NMAI Magazine (Winter 2014) Features Yale Author & Publication
The latest National Museum of the American Indian quarterly issue of American Indian includes two Yale-related articles. Its cover story, “Valor in Black and White,” examines the military photographs of Horace Poolaw, the Kiowa photographer whose works are currently on display at New York’s NMAI Custom House museum. Written by NMAI editor and writer Alexandra Harris (Cherokee), this lead story highlights Poolaw’s long-standing commitments to honoring Native American military service and draws upon the NAMI exhibition and Yale University Press catalog of the same title, For A Love of His People: the Photography of Horace Poolaw (2014). As Harris relays, “Poolaw’s pride in documenting honors in war echoes those recounted deeds (of 19th-century Kiowa warriors); he provides evidence for us today of the honor dances, parades, powwows and Gourd Dances during this time of change.” Drawing on interviews with Poolaw family members, Harris’s essay deepens both the exhibition and the catalog, adding new insights to this recurring feature of his work.

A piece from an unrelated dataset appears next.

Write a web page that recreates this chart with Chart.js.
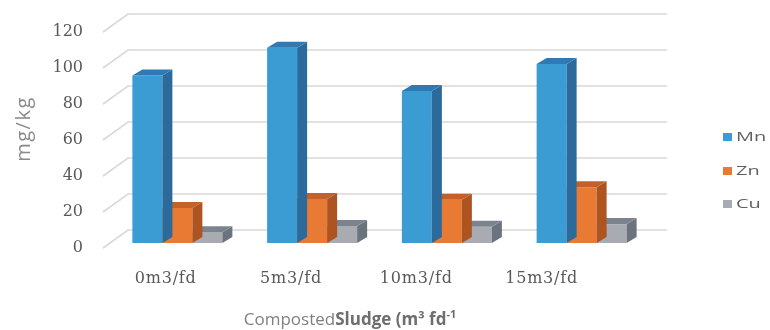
<!DOCTYPE html>
<html>
<head>
<meta charset="utf-8">
<script src="https://cdn.jsdelivr.net/npm/chart.js@4.4.1/dist/chart.umd.min.js"></script>
<style>
  html, body { margin: 0; padding: 0; background: #ffffff; }
  #wrap { width: 770px; height: 330px; position: relative; }
</style>
</head>
<body>
<div id="wrap"><canvas id="c" width="770" height="330"></canvas></div>
<script>
// Sludge doses and metal contents (mg/kg)
const categories = ['0m3/fd', '5m3/fd', '10m3/fd', '15m3/fd'];
const mnValues = [93, 108.5, 84.5, 99.5];
const znValues = [19.5, 24.5, 24, 31];
const cuValues = [6, 9.5, 9, 10.5];
const yTicks = [0, 20, 40, 60, 80, 100, 120];

// face colours: front, right side, top
const palette = {
  Mn: ['#3b9cd3', '#2c6a9b', '#3079b2'],
  Zn: ['#e97a33', '#ad5420', '#c4612a'],
  Cu: ['#a8abb1', '#6b747e', '#7b848e']
};

// depth of each prism and offsets of the back wall / front floor edge
const BAR_DX = 10, BAR_DY = 6;
const WALL_DX = 18, WALL_DY = 13;
const FLOOR_DX = 7, FLOOR_DY = 5;

const gray = '#595959';

const threeD = {
  id: 'threeD',
  beforeDatasetsDraw(chart) {
    const { ctx, chartArea: a, scales: { y } } = chart;
    ctx.save();
    ctx.strokeStyle = '#d9d9d9';
    ctx.lineWidth = 1.6;
    yTicks.forEach(v => {
      const py = y.getPixelForValue(v);
      ctx.beginPath();
      ctx.moveTo(a.left - FLOOR_DX, py + FLOOR_DY);
      ctx.lineTo(a.left + WALL_DX, py - WALL_DY);
      ctx.lineTo(a.right + WALL_DX, py - WALL_DY);
      ctx.stroke();
    });
    ctx.restore();
  },
  afterDatasetDraw(chart, args) {
    const { ctx } = chart;
    const ds = chart.data.datasets[args.index];
    const [, side, top] = palette[ds.label];
    ctx.save();
    args.meta.data.forEach(bar => {
      const { x, y, base, width } = bar.getProps(['x', 'y', 'base', 'width'], true);
      const l = x - width / 2, r = x + width / 2;
      ctx.fillStyle = side;
      ctx.beginPath();
      ctx.moveTo(r, y);
      ctx.lineTo(r + BAR_DX, y - BAR_DY);
      ctx.lineTo(r + BAR_DX, base - BAR_DY);
      ctx.lineTo(r, base);
      ctx.closePath();
      ctx.fill();
      ctx.fillStyle = top;
      ctx.beginPath();
      ctx.moveTo(l, y);
      ctx.lineTo(l + BAR_DX, y - BAR_DY);
      ctx.lineTo(r + BAR_DX, y - BAR_DY);
      ctx.lineTo(r, y);
      ctx.closePath();
      ctx.fill();
    });
    ctx.restore();
  },
  afterDraw(chart) {
    const { ctx, chartArea: a, scales: { x } } = chart;
    ctx.save();
    // category labels along the front floor edge
    ctx.font = '16px "DejaVu Serif"';
    ctx.letterSpacing = '0.8px';
    ctx.fillStyle = gray;
    ctx.textAlign = 'center';
    ctx.textBaseline = 'middle';
    categories.forEach((c, i) => {
      const px = x.getPixelForValue(i);
      const lx = a.left - FLOOR_DX + (px - a.left) * 0.93;
      ctx.fillText(c, lx, 279);
    });
    ctx.letterSpacing = '0px';

    // y axis title
    ctx.save();
    ctx.translate(24, 129);
    ctx.rotate(-Math.PI / 2);
    ctx.font = '20px "Open Sans"';
    ctx.letterSpacing = '1.5px';
    ctx.fillStyle = '#8a8a8a';
    ctx.fillText('mg/kg', 0, 0);
    ctx.restore();

    // x axis title, partly bold
    const t1 = 'Composted', t2 = 'Sludge (m³ fd', t3 = '-1';
    const f1 = '17px "Open Sans"', f2 = 'bold 17px "Open Sans"', f3 = 'bold 11px "Open Sans"';
    ctx.textAlign = 'left';
    ctx.textBaseline = 'alphabetic';
    ctx.font = f1; const w1 = ctx.measureText(t1).width;
    ctx.font = f2; const w2 = ctx.measureText(t2).width;
    ctx.font = f3; const w3 = ctx.measureText(t3).width;
    let tx = 350 - (w1 + w2 + w3) / 2;
    const ty = 325;
    ctx.fillStyle = '#7f7f7f';
    ctx.font = f1; ctx.fillText(t1, tx, ty); tx += w1;
    ctx.fillStyle = '#6e6e6e';
    ctx.font = f2; ctx.fillText(t2, tx, ty); tx += w2;
    ctx.font = f3; ctx.fillText(t3, tx, ty - 7);

    // legend
    ctx.font = '12.5px "Open Sans"';
    ctx.textBaseline = 'middle';
    const ly = [137, 171, 204];
    chart.data.datasets.forEach((ds, i) => {
      ctx.fillStyle = palette[ds.label][0];
      ctx.fillRect(723, ly[i] - 4, 9, 8);
      ctx.fillStyle = '#5f5f5f';
      ctx.save();
      ctx.translate(736, ly[i] + 0.5);
      ctx.scale(1.6, 1);
      ctx.fillText(ds.label, 0, 0);
      ctx.restore();
    });
    ctx.restore();
  }
};

const mkSet = (label, data) => ({
  label, data,
  backgroundColor: palette[label][0],
  borderWidth: 0,
  barPercentage: 1,
  categoryPercentage: 0.668
});

new Chart(document.getElementById('c'), {
  type: 'bar',
  data: {
    labels: categories,
    datasets: [mkSet('Mn', mnValues), mkSet('Zn', znValues), mkSet('Cu', cuValues)]
  },
  plugins: [threeD],
  options: {
    responsive: false,
    animation: false,
    layout: { padding: { left: 0, top: 27, right: 121, bottom: 87 } },
    plugins: { legend: { display: false }, tooltip: { enabled: false } },
    scales: {
      x: {
        display: false
      },
      y: {
        min: 0, max: 120,
        afterFit(s) {
          s.width = 110;
          s.paddingTop = 0;
          s.paddingBottom = 0;
        },
        afterBuildTicks(s) { s.ticks = yTicks.map(v => ({ value: v })); },
        grid: { display: false, drawTicks: false },
        border: { display: false },
        ticks: {
          padding: 27,
          labelOffset: 5,
          color: gray,
          font: { family: 'DejaVu Serif', size: 16 }
        }
      }
    }
  }
});
</script>
</body>
</html>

In another article on Native Hawaiian actor, Jason Momoa, YGSNA member Anya Montiel (American Studies) profiles Momoa’s recent film-making efforts in the 2014 film, Road to Paloma. The film “tells the story of Robert Wolf, a Mojave Indian man who has spent six months on the run for killing the man who raped and murdered his mother.” Known for his roles in the HBO series Games of Thrones and his lead in the 2011 remake Conan the Barbarian, Momoa both stars in and directs Road to Paloma. A four-year undertaking, the film, according to Montiel, “addresses the real and disturbing issue of rampant violence against Native women.” It co-stars Lisa Bonet, Momoa’s wife, who previously worked with Momoa in the Sundance Channel series The Red Road in which she played a Ramapough Lenape lawyer.
This is not the first time that Montiel has interviewed a celebrity. Her profiles of Native musicians, sports figures, as well as artists appear regularly in the publication, one of the most popular in Native American arts and culture.